Considering that Ivan does not believe in immortality, the previous statement seems a little ironic. He goes on to assert that the world might be a better place without this belief. Which is hard to understand considering his claim that people won't love each other if a belief in immortality does not exist.
I personally think that people may prove to have a greater capacity for loving each other without a belief in immortality. If there is only one life to live then you might want to hug those close to you a little tighter. Maybe I just analyzed this piece too superficially. Maybe people need the fear of hell and glory of heaven to act lovingly, but then that makes me question the authenticity of love.
"He ended with the assertion that for every separate person, like ourselves for instance, who believes neither in God nor immortality, the moral law of nature ought to change immediately into the exact opposite of former religious law, and that egoism, even to the point of evildoing, should not only be permitted to man but should be acknowledged as the necessary, the most reasonable and all but the noblest result of his situation"

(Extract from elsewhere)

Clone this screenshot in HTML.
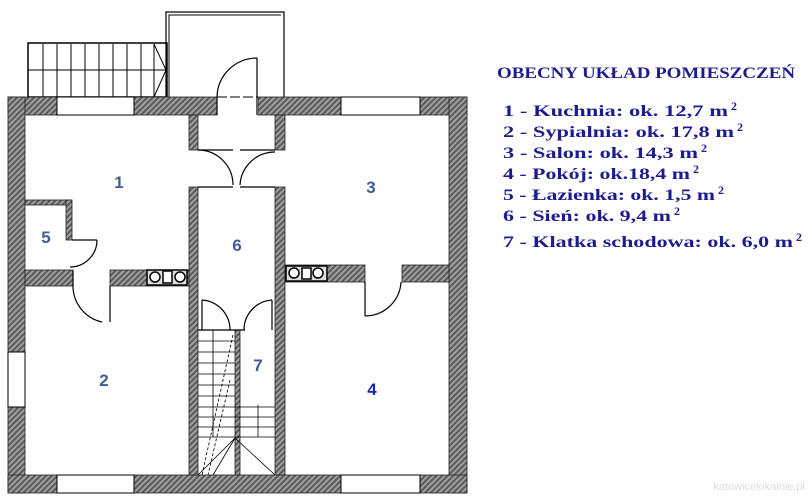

Miusov refers to the above statements as paradoxical. Maybe Ivan was just trying to be amusing. Maybe he actually believed that man is capable of defining his own sense of morality and that a post-religion world had the potential to work. Or maybe he felt that some people need religion as a structure for morality. I just don't think he really meant that humanity would be better off if everyone acted on their own egoism. Sounds like a Freudian, man-made apocalypse to me.
I was reading this part of the book while sitting in a coffee shop with my good friend Jared. He's Ethiopian. He's also a crazy smart mathematician and gets to travel around the world every summer doing math with other geniuses. He possesses a very clever sense of humor of which I sometimes have trouble catching because of his accent. Sucks to make people repeat witticisms. Anyway, I asked him what he thought about the stability of ethics in a post-religious world. We both came to the agreement that it's idealistic to assume that all men would be able to develop a strong code of morals for themselves. You just can't trust individuals to be good. Most people need a structured code of behavior to loosely follow. No repercussions for bad behavior would make for a scary world. But then I wondered: would the idea of good vs. evil even exist? Aren't those associations of behavior religiously based? If nobody even defined what we now consider evil-doing as evil, then what would it be? Sounds frightening either way.
Jared thinks that the majority of people are too stupid and foolish to not have an established system of ethics. He made me laugh when he said "You get a big crowd together without police or laws, then they'll start eating you and there's nothing you can do about idiots like that."
I still don't have solid opinions about this little mind f*ck riddle of Ivan's, but Jared seems to be right. If anyone has ever read Cormac McCarthys book or seen the film "The Road" I think they'd have trouble disagreeing with that Ethiopian smarty-pants.